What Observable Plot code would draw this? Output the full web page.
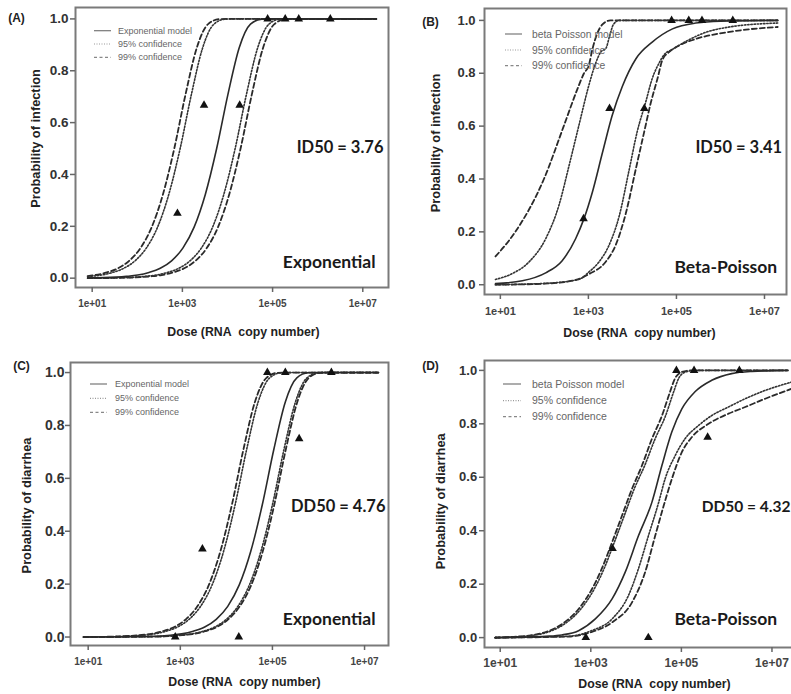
<!DOCTYPE html>
<html><head><meta charset="utf-8">
<script src="https://cdn.jsdelivr.net/npm/d3@7"></script>
<script src="https://cdn.jsdelivr.net/npm/@observablehq/plot@0.6"></script>
<style>
html,body{margin:0;padding:0;background:#fff;overflow:hidden;}
#fig{position:relative;width:791px;height:694px;overflow:hidden;background:#fff;}
#fig > svg{position:absolute;}
</style></head><body><div id="fig"></div>
<script>
// ---------------- data ----------------
const doseTicks = [1e1, 1e3, 1e5, 1e7];
const doseTickLabels = ["1e+01", "1e+03", "1e+05", "1e+07"];
const probTicks = [0, 0.2, 0.4, 0.6, 0.8, 1.0];
const probTickLabels = ["0.0", "0.2", "0.4", "0.6", "0.8", "1.0"];

const panelTags = ["(A)", "(B)", "(C)", "(D)"];
const yTitles = ["Probability of infection", "Probability of infection", "Probability of diarrhea", "Probability of diarrhea"];
const xTitle = "Dose (RNA\u00a0 copy number)";
const modelNames = ["Exponential", "Beta-Poisson", "Exponential", "Beta-Poisson"];
const medianLabels = ["ID50 = 3.76", "ID50 = 3.41", "DD50 = 4.76", "DD50 = 4.32"];
const legendExp = ["Exponential model", "95% confidence", "99% confidence"];
const legendBP = ["beta Poisson model", "95% confidence", "99% confidence"];

// observed points: log10 dose, proportion
const obsLogDose = [2.89, 3.48, 4.27, 4.89, 5.28, 5.58, 6.28];
const obsInfection = [0.25, 0.667, 0.667, 1, 1, 1, 1];
const obsDiarrhea = [0, 0.333, 0, 1, 1, 0.75, 1];

// curves: [log10 dose, probability]
// (A) infection, exponential
const A_model = [[0.9,0.001],[1.26,0.002],[1.76,0.007],[2.01,0.012],[2.26,0.022],[2.51,0.038],[2.76,0.067],[3.01,0.116],[3.26,0.197],[3.51,0.324],[3.76,0.5],[4.01,0.709],[4.26,0.889],[4.51,0.98],[4.76,0.999],[5.01,1],[7.3,1]];
const A_ci95_low = [[0.9,0.006],[1.2,0.012],[1.45,0.022],[1.7,0.038],[1.95,0.067],[2.2,0.116],[2.45,0.197],[2.7,0.324],[2.95,0.5],[3.2,0.709],[3.45,0.889],[3.7,0.98],[3.95,0.999],[4.2,1],[7.3,1]];
const A_ci95_high = [[0.9,0],[1.67,0.002],[2.17,0.007],[2.42,0.012],[2.67,0.022],[2.92,0.038],[3.17,0.067],[3.42,0.116],[3.67,0.197],[3.92,0.324],[4.17,0.5],[4.42,0.709],[4.67,0.889],[4.92,0.98],[5.17,0.999],[5.42,1],[7.3,1]];
const A_ci99_low = [[0.9,0.008],[1.07,0.012],[1.32,0.022],[1.57,0.038],[1.82,0.067],[2.07,0.116],[2.32,0.197],[2.57,0.324],[2.82,0.5],[3.07,0.709],[3.32,0.889],[3.57,0.98],[3.82,0.999],[4.07,1],[7.3,1]];
const A_ci99_high = [[0.9,0],[1.79,0.002],[2.29,0.007],[2.54,0.012],[2.79,0.022],[3.04,0.038],[3.29,0.067],[3.54,0.116],[3.79,0.197],[4.04,0.324],[4.29,0.5],[4.54,0.709],[4.79,0.889],[5.04,0.98],[5.29,0.999],[5.54,1],[7.3,1]];

// (B) infection, beta-Poisson
const B_model = [[0.89,0.004],[1.5,0.015],[2.03,0.045],[2.4,0.09],[2.71,0.174],[2.9,0.25],[3.09,0.35],[3.32,0.5],[3.54,0.64],[3.77,0.75],[4.08,0.855],[4.45,0.918],[4.91,0.968],[5.44,0.99],[6.0,0.997],[7.3,1]];
const B_ci95_low = [[0.89,0.02],[1.27,0.042],[1.65,0.086],[2.03,0.174],[2.33,0.3],[2.56,0.45],[2.78,0.6],[3.01,0.754],[3.16,0.836],[3.28,0.88],[3.4,0.895],[3.48,0.94],[3.57,0.985],[3.7,1],[7.3,1]];
const B_ci95_high = [[0.89,0],[2.0,0.005],[2.78,0.02],[3.01,0.048],[3.24,0.086],[3.47,0.15],[3.7,0.26],[3.92,0.43],[4.11,0.58],[4.3,0.69],[4.45,0.78],[4.61,0.84],[4.72,0.87],[4.91,0.89],[5.21,0.92],[5.67,0.955],[6.2,0.975],[7.3,0.99]];
const B_ci99_low = [[0.89,0.107],[1.34,0.2],[1.99,0.4],[2.44,0.6],[2.75,0.74],[2.9,0.8],[3.01,0.83],[3.09,0.89],[3.2,0.95],[3.32,0.985],[3.5,1],[7.3,1]];
const B_ci99_high = [[0.89,0],[2.0,0.004],[2.71,0.018],[3.01,0.04],[3.39,0.086],[3.62,0.15],[3.85,0.27],[4.08,0.44],[4.27,0.58],[4.42,0.69],[4.57,0.78],[4.68,0.85],[4.83,0.88],[5.06,0.905],[5.44,0.93],[5.97,0.95],[6.58,0.965],[7.3,0.975]];

// (C) diarrhea, exponential
const C_model = [[0.9,0],[2.28,0.002],[2.78,0.007],[3.03,0.012],[3.28,0.022],[3.53,0.038],[3.78,0.067],[4.03,0.116],[4.28,0.197],[4.53,0.324],[4.78,0.5],[5.03,0.709],[5.28,0.889],[5.53,0.98],[5.78,0.999],[6.03,1],[7.3,1]];
const C_ci95_low = [[0.9,0],[1.69,0.002],[2.19,0.007],[2.44,0.012],[2.69,0.022],[2.94,0.038],[3.19,0.067],[3.44,0.116],[3.69,0.197],[3.94,0.324],[4.19,0.5],[4.44,0.709],[4.69,0.889],[4.94,0.98],[5.19,0.999],[5.44,1],[7.3,1]];
const C_ci95_high = [[0.9,0],[2.5,0.002],[3.0,0.007],[3.25,0.012],[3.5,0.022],[3.75,0.038],[4.0,0.067],[4.25,0.116],[4.5,0.197],[4.75,0.324],[5.0,0.5],[5.25,0.709],[5.5,0.889],[5.75,0.98],[6.0,0.999],[6.25,1],[7.3,1]];
const C_ci99_low = [[0.9,0],[1.62,0.002],[2.12,0.007],[2.37,0.012],[2.62,0.022],[2.87,0.038],[3.12,0.067],[3.37,0.116],[3.62,0.197],[3.87,0.324],[4.12,0.5],[4.37,0.709],[4.62,0.889],[4.87,0.98],[5.12,0.999],[5.37,1],[7.3,1]];
const C_ci99_high = [[0.9,0],[2.54,0.002],[3.04,0.007],[3.29,0.012],[3.54,0.022],[3.79,0.038],[4.04,0.067],[4.29,0.116],[4.54,0.197],[4.79,0.324],[5.04,0.5],[5.29,0.709],[5.54,0.889],[5.79,0.98],[6.04,0.999],[6.29,1],[7.3,1]];

// (D) diarrhea, beta-Poisson
const D_model = [[0.89,0],[1.5,0.002],[2.0,0.005],[2.36,0.01],[2.73,0.026],[3.1,0.07],[3.47,0.145],[3.76,0.245],[4.05,0.38],[4.35,0.507],[4.57,0.644],[4.79,0.77],[5.01,0.856],[5.3,0.92],[5.67,0.963],[6.11,0.988],[6.56,0.996],[7.35,1]];
const D_ci95_low = [[0.89,0],[1.35,0.003],[1.68,0.0075],[2.04,0.02],[2.41,0.05],[2.78,0.107],[3.07,0.18],[3.29,0.257],[3.52,0.357],[3.74,0.457],[3.96,0.557],[4.19,0.644],[4.42,0.744],[4.65,0.83],[4.83,0.92],[4.94,0.97],[5.09,0.994],[5.3,1],[7.35,1]];
const D_ci95_high = [[0.89,0],[2.5,0.005],[3.0,0.025],[3.47,0.07],[3.83,0.157],[4.05,0.257],[4.27,0.38],[4.5,0.507],[4.64,0.594],[4.86,0.68],[5.08,0.744],[5.38,0.794],[5.67,0.831],[6.04,0.863],[6.41,0.894],[6.85,0.925],[7.43,0.956]];
const D_ci99_low = [[0.89,0],[1.3,0.003],[1.63,0.0075],[1.99,0.02],[2.36,0.05],[2.73,0.107],[3.02,0.18],[3.24,0.257],[3.47,0.357],[3.69,0.457],[3.91,0.557],[4.13,0.644],[4.35,0.744],[4.57,0.83],[4.75,0.92],[4.86,0.97],[5.01,0.994],[5.23,1],[7.35,1]];
const D_ci99_high = [[0.89,0],[2.5,0.004],[3.0,0.02],[3.47,0.057],[3.91,0.132],[4.2,0.245],[4.42,0.38],[4.61,0.494],[4.79,0.594],[5.01,0.694],[5.23,0.75],[5.6,0.8],[6.04,0.838],[6.41,0.863],[6.85,0.894],[7.43,0.931]];

// ---------------- layout ----------------
const layouts = [
  {left:0, top:0, width:395, height:340, mL:75, mR:7, mT:7, mB:53, xlog:[0.63,7.57], y:[-0.036,1.044],
   xFont:10, xPad:7, yFont:13.5, yPad:2, tag:[16,18], yT:[35,138], xT:[243,332], med:[383,147,"end"], medFs:16.5, name:[375,262]},
  {left:395, top:0, width:396, height:340, mL:89, mR:5, mT:8, mB:46, xlog:[0.64,7.50], y:[-0.037,1.045],
   xFont:11, xPad:7.5, yFont:13, yPad:4, tag:[35,22], yT:[40.5,142.5], xT:[244,333], med:[386.7,147,"end"], medFs:16.5, name:[381.7,267]},
  {left:0, top:340, width:395, height:354, mL:70, mR:7, mT:22, mB:49, xlog:[0.616,7.52], y:[-0.032,1.038],
   xFont:10, xPad:7, yFont:14, yPad:1, tag:[21,26], yT:[26.7,165], xT:[244,341.7], med:[385,166.7,"end"], medFs:16.5, name:[375,279.3]},
  {left:395, top:340, width:396, height:354, mL:89, mR:-9, mT:20, mB:47, xlog:[0.653,7.63], y:[-0.037,1.037],
   xFont:12, xPad:5.5, yFont:13, yPad:2.3, tag:[35,25.8], yT:[45,160.8], xT:[259,343.3], med:[395,166.7,"end"], medFs:15.5, name:[381.7,279.3]}
];
const curveSets = [
  [A_model, A_ci95_low, A_ci95_high, A_ci99_low, A_ci99_high],
  [B_model, B_ci95_low, B_ci95_high, B_ci99_low, B_ci99_high],
  [C_model, C_ci95_low, C_ci95_high, C_ci99_low, C_ci99_high],
  [D_model, D_ci95_low, D_ci95_high, D_ci99_low, D_ci99_high]
];
const obsSets = [obsInfection, obsInfection, obsDiarrhea, obsDiarrhea];

const legendLayouts = [
  {x0:94, x1:111, tx:118, rows:[30.7,44,57.3], fs:9, labels:legendExp},
  {x0:505, x1:522, tx:532, rows:[34,50,65.7], fs:10.3, labels:legendBP},
  {x0:90, x1:107, tx:115, rows:[384,398.3,412.3], fs:9, labels:legendExp},
  {x0:503, x1:521, tx:532, rows:[384,400.7,416.7], fs:10.5, labels:legendBP}
];

const solidStyle = {stroke:"#2a2a2a", strokeWidth:1.6};
const dottedStyle = {stroke:"#333", strokeWidth:1.6, strokeDasharray:"1.4,1.8"};
const dashedStyle = {stroke:"#2a2a2a", strokeWidth:1.8, strokeDasharray:"5,3"};
const frameColor = "#7a7a7a";
const sans = "'Liberation Sans', Arial, sans-serif";

const fig = document.getElementById("fig");

layouts.forEach((L, k) => {
  const at = (sx, sy, anchor = "middle") => ({frameAnchor:"top-left", dx: sx - L.mL, dy: sy - L.mT, textAnchor: anchor, lineAnchor:"middle"});
  const [model, c95lo, c95hi, c99lo, c99hi] = curveSets[k];
  const line = (pts, style) => Plot.line(pts, {x: d => 10 ** d[0], y: d => d[1], curve:"monotone-x", ...style});
  const obs = obsLogDose.map((v, i) => ({dose: 10 ** v, p: obsSets[k][i]}));
  const xDom = [10 ** L.xlog[0], 10 ** L.xlog[1]];
  const chart = Plot.plot({
    width: L.width, height: L.height,
    marginLeft: L.mL, marginRight: L.mR, marginTop: L.mT, marginBottom: L.mB,
    x: {type:"log", domain: xDom},
    y: {domain: L.y},
    style: {fontFamily: sans, background:"transparent"},
    marks: [
      Plot.frame({stroke:frameColor, strokeWidth:2}),
      Plot.axisY({ticks: probTicks, tickFormat: d => probTickLabels[probTicks.indexOf(d)],
        tickSize:5, tickPadding:L.yPad, fontSize:L.yFont, fontWeight:"bold", fill:"#333", stroke:"#666", strokeWidth:1.5, label:null}),
      Plot.axisX({ticks: doseTicks, tickFormat: d => doseTickLabels[doseTicks.indexOf(d)],
        tickSize:5, tickPadding:L.xPad, fontSize:L.xFont, fontWeight:"bold", fill:"#444", stroke:"#666", strokeWidth:1.5, label:null}),
      line(c99lo, dashedStyle),
      line(c99hi, dashedStyle),
      line(c95lo, dottedStyle),
      line(c95hi, dottedStyle),
      line(model, solidStyle),
      Plot.dot(obs, {x:"dose", y:"p", symbol:"triangle", r:3.2, fill:"#111", stroke:"none"}),
      Plot.text([panelTags[k]], {text: d => d, ...at(L.tag[0], L.tag[1]), fontSize:12, fontWeight:"bold", fill:"#222"}),
      Plot.text([yTitles[k]], {text: d => d, ...at(L.yT[0], L.yT[1]), rotate:-90, fontSize:12.8, fontWeight:"bold", fill:"#222"}),
      Plot.text([xTitle], {text: d => d, ...at(L.xT[0], L.xT[1]), fontSize:12.3, fontWeight:"bold", fill:"#222"}),
      Plot.text([medianLabels[k]], {text: d => d, ...at(L.med[0], L.med[1], L.med[2]), fontFamily:"Lato", fontSize:L.medFs, fontWeight:"bold", fill:"#1a1a1a"}),
      Plot.text([modelNames[k]], {text: d => d, ...at(L.name[0], L.name[1], "end"), fontFamily:"Lato", fontSize:17.5, fontWeight:"bold", fill:"#1a1a1a"})
    ]
  });
  chart.style.left = L.left + "px";
  chart.style.top = L.top + "px";
  fig.appendChild(chart);
});

// legends (overlay)
const overlay = d3.create("svg").attr("width", 791).attr("height", 694)
  .style("position", "absolute").style("left", "0px").style("top", "0px").style("pointer-events", "none");
const legendStyles = [
  {stroke:"#777", width:1.2, dash:null},
  {stroke:"#999", width:1.2, dash:"1,1.5"},
  {stroke:"#888", width:1.2, dash:"3,2.5"}
];
legendLayouts.forEach(G => {
  G.rows.forEach((yy, i) => {
    const s = legendStyles[i];
    const ln = overlay.append("line").attr("x1", G.x0).attr("x2", G.x1).attr("y1", yy).attr("y2", yy)
      .attr("stroke", s.stroke).attr("stroke-width", s.width);
    if (s.dash) ln.attr("stroke-dasharray", s.dash);
    overlay.append("text").attr("x", G.tx).attr("y", yy).attr("dy", "0.35em")
      .attr("font-family", sans).attr("font-size", G.fs).attr("fill", "#666").text(G.labels[i]);
  });
});
fig.appendChild(overlay.node());
</script></body></html>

▬▬▬

Set the lines above down again, word for word, from the first through the one containing "const obsDiarrhea = [0, 0.333, 0, 1, 1, 0.75, 1];"; pictures excluded.

REPLY TO THE EXERCISE:
What Observable Plot code would draw this? Output the full web page.
<!DOCTYPE html>
<html><head><meta charset="utf-8">
<script src="https://cdn.jsdelivr.net/npm/d3@7"></script>
<script src="https://cdn.jsdelivr.net/npm/@observablehq/plot@0.6"></script>
<style>
html,body{margin:0;padding:0;background:#fff;overflow:hidden;}
#fig{position:relative;width:791px;height:694px;overflow:hidden;background:#fff;}
#fig > svg{position:absolute;}
</style></head><body><div id="fig"></div>
<script>
// ---------------- data ----------------
const doseTicks = [1e1, 1e3, 1e5, 1e7];
const doseTickLabels = ["1e+01", "1e+03", "1e+05", "1e+07"];
const probTicks = [0, 0.2, 0.4, 0.6, 0.8, 1.0];
const probTickLabels = ["0.0", "0.2", "0.4", "0.6", "0.8", "1.0"];

const panelTags = ["(A)", "(B)", "(C)", "(D)"];
const yTitles = ["Probability of infection", "Probability of infection", "Probability of diarrhea", "Probability of diarrhea"];
const xTitle = "Dose (RNA\u00a0 copy number)";
const modelNames = ["Exponential", "Beta-Poisson", "Exponential", "Beta-Poisson"];
const medianLabels = ["ID50 = 3.76", "ID50 = 3.41", "DD50 = 4.76", "DD50 = 4.32"];
const legendExp = ["Exponential model", "95% confidence", "99% confidence"];
const legendBP = ["beta Poisson model", "95% confidence", "99% confidence"];

// observed points: log10 dose, proportion
const obsLogDose = [2.89, 3.48, 4.27, 4.89, 5.28, 5.58, 6.28];
const obsInfection = [0.25, 0.667, 0.667, 1, 1, 1, 1];
const obsDiarrhea = [0, 0.333, 0, 1, 1, 0.75, 1];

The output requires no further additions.